Omit every picture and return the rest of the data unaltered.

Available data:
[START]
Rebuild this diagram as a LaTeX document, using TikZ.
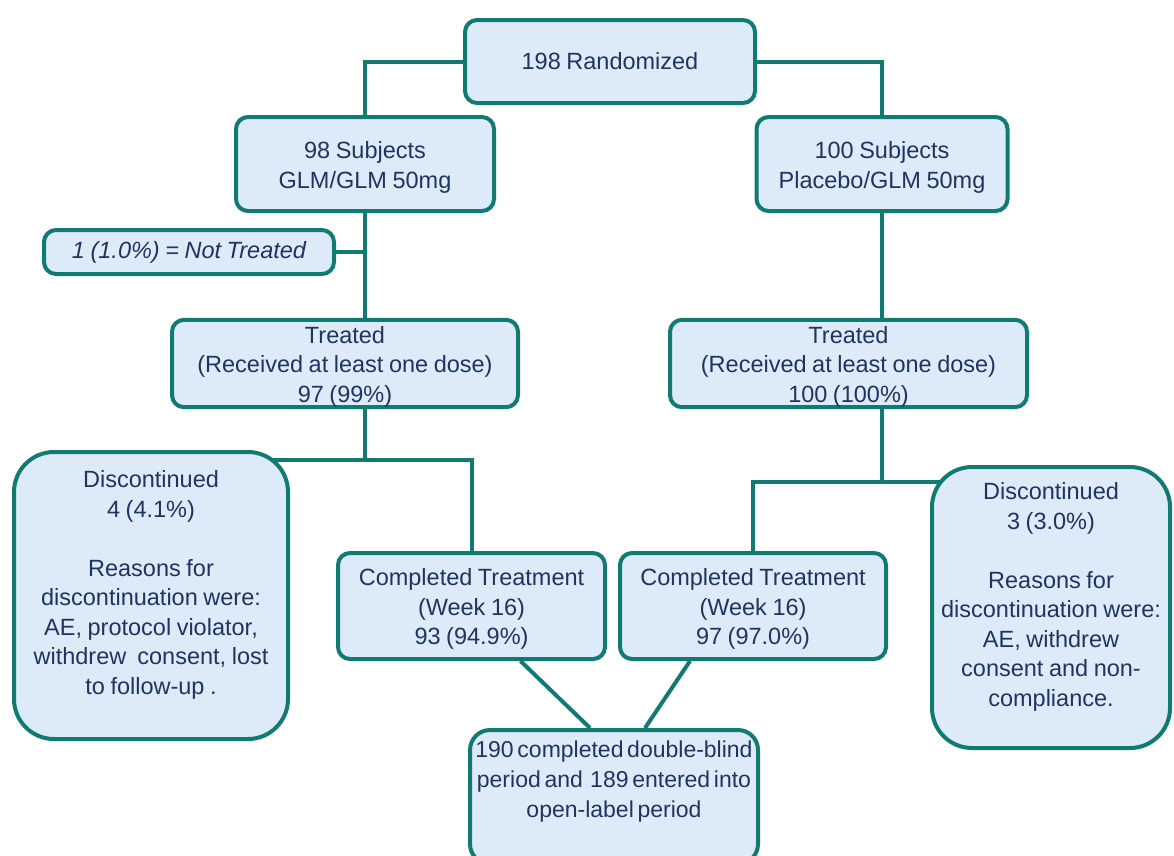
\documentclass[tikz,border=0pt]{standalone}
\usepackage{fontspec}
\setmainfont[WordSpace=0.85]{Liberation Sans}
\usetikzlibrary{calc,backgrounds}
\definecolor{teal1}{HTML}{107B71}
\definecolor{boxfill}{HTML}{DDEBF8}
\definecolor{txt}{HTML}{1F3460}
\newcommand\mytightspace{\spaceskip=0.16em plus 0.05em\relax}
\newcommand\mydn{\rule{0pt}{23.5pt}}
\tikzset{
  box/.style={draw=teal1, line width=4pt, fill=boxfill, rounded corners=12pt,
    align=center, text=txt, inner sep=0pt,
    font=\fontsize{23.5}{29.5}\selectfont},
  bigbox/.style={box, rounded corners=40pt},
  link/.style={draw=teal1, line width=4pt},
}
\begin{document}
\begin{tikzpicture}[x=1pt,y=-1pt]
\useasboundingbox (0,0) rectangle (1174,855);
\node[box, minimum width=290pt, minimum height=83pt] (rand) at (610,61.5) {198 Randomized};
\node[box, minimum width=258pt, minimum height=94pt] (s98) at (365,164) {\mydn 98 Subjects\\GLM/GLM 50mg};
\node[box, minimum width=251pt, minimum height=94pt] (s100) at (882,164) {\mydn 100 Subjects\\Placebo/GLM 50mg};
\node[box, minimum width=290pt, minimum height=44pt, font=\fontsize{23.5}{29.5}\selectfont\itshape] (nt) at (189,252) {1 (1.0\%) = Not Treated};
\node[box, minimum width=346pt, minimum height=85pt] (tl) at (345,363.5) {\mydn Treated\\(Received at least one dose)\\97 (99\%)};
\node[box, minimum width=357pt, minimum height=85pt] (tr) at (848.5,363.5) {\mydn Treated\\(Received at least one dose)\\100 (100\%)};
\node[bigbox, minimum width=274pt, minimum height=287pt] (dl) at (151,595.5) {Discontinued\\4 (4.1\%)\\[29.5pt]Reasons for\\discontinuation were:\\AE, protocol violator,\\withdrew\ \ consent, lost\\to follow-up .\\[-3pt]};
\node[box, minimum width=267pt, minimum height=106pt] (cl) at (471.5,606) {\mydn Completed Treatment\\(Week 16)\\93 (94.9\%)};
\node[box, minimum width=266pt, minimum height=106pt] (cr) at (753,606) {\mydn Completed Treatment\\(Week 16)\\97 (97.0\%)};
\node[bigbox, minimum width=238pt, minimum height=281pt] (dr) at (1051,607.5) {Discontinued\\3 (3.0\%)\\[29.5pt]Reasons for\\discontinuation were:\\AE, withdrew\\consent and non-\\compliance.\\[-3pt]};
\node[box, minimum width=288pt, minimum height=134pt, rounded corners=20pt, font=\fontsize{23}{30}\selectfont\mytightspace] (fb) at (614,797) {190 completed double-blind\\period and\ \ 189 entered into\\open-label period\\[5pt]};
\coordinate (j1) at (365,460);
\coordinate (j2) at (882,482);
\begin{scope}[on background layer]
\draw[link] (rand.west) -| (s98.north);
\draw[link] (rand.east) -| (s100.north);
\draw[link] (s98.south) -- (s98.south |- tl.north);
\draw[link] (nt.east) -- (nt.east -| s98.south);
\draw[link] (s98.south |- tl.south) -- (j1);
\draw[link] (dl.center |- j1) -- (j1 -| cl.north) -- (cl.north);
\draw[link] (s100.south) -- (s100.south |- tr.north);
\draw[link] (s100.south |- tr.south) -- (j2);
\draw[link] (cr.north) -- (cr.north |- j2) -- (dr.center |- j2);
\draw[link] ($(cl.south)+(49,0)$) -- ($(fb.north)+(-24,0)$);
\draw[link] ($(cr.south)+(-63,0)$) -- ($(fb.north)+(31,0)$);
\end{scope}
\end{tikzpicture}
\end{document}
[END]
Result below:
Rebuild this diagram as a LaTeX document, using TikZ.
\documentclass[tikz,border=0pt]{standalone}
\usepackage{fontspec}
\setmainfont[WordSpace=0.85]{Liberation Sans}
\usetikzlibrary{calc,backgrounds}
\definecolor{teal1}{HTML}{107B71}
\definecolor{boxfill}{HTML}{DDEBF8}
\definecolor{txt}{HTML}{1F3460}
\newcommand\mytightspace{\spaceskip=0.16em plus 0.05em\relax}
\newcommand\mydn{\rule{0pt}{23.5pt}}
\tikzset{
  box/.style={draw=teal1, line width=4pt, fill=boxfill, rounded corners=12pt,
    align=center, text=txt, inner sep=0pt,
    font=\fontsize{23.5}{29.5}\selectfont},
  bigbox/.style={box, rounded corners=40pt},
  link/.style={draw=teal1, line width=4pt},
}
\begin{document}
\begin{tikzpicture}[x=1pt,y=-1pt]
\useasboundingbox (0,0) rectangle (1174,855);
\node[box, minimum width=290pt, minimum height=83pt] (rand) at (610,61.5) {198 Randomized};
\node[box, minimum width=258pt, minimum height=94pt] (s98) at (365,164) {\mydn 98 Subjects\\GLM/GLM 50mg};
\node[box, minimum width=251pt, minimum height=94pt] (s100) at (882,164) {\mydn 100 Subjects\\Placebo/GLM 50mg};
\node[box, minimum width=290pt, minimum height=44pt, font=\fontsize{23.5}{29.5}\selectfont\itshape] (nt) at (189,252) {1 (1.0\%) = Not Treated};
\node[box, minimum width=346pt, minimum height=85pt] (tl) at (345,363.5) {\mydn Treated\\(Received at least one dose)\\97 (99\%)};
\node[box, minimum width=357pt, minimum height=85pt] (tr) at (848.5,363.5) {\mydn Treated\\(Received at least one dose)\\100 (100\%)};
\node[bigbox, minimum width=274pt, minimum height=287pt] (dl) at (151,595.5) {Discontinued\\4 (4.1\%)\\[29.5pt]Reasons for\\discontinuation were:\\AE, protocol violator,\\withdrew\ \ consent, lost\\to follow-up .\\[-3pt]};
\node[box, minimum width=267pt, minimum height=106pt] (cl) at (471.5,606) {\mydn Completed Treatment\\(Week 16)\\93 (94.9\%)};
\node[box, minimum width=266pt, minimum height=106pt] (cr) at (753,606) {\mydn Completed Treatment\\(Week 16)\\97 (97.0\%)};
\node[bigbox, minimum width=238pt, minimum height=281pt] (dr) at (1051,607.5) {Discontinued\\3 (3.0\%)\\[29.5pt]Reasons for\\discontinuation were:\\AE, withdrew\\consent and non-\\compliance.\\[-3pt]};
\node[box, minimum width=288pt, minimum height=134pt, rounded corners=20pt, font=\fontsize{23}{30}\selectfont\mytightspace] (fb) at (614,797) {190 completed double-blind\\period and\ \ 189 entered into\\open-label period\\[5pt]};
\coordinate (j1) at (365,460);
\coordinate (j2) at (882,482);
\begin{scope}[on background layer]
\draw[link] (rand.west) -| (s98.north);
\draw[link] (rand.east) -| (s100.north);
\draw[link] (s98.south) -- (s98.south |- tl.north);
\draw[link] (nt.east) -- (nt.east -| s98.south);
\draw[link] (s98.south |- tl.south) -- (j1);
\draw[link] (dl.center |- j1) -- (j1 -| cl.north) -- (cl.north);
\draw[link] (s100.south) -- (s100.south |- tr.north);
\draw[link] (s100.south |- tr.south) -- (j2);
\draw[link] (cr.north) -- (cr.north |- j2) -- (dr.center |- j2);
\draw[link] ($(cl.south)+(49,0)$) -- ($(fb.north)+(-24,0)$);
\draw[link] ($(cr.south)+(-63,0)$) -- ($(fb.north)+(31,0)$);
\end{scope}
\end{tikzpicture}
\end{document}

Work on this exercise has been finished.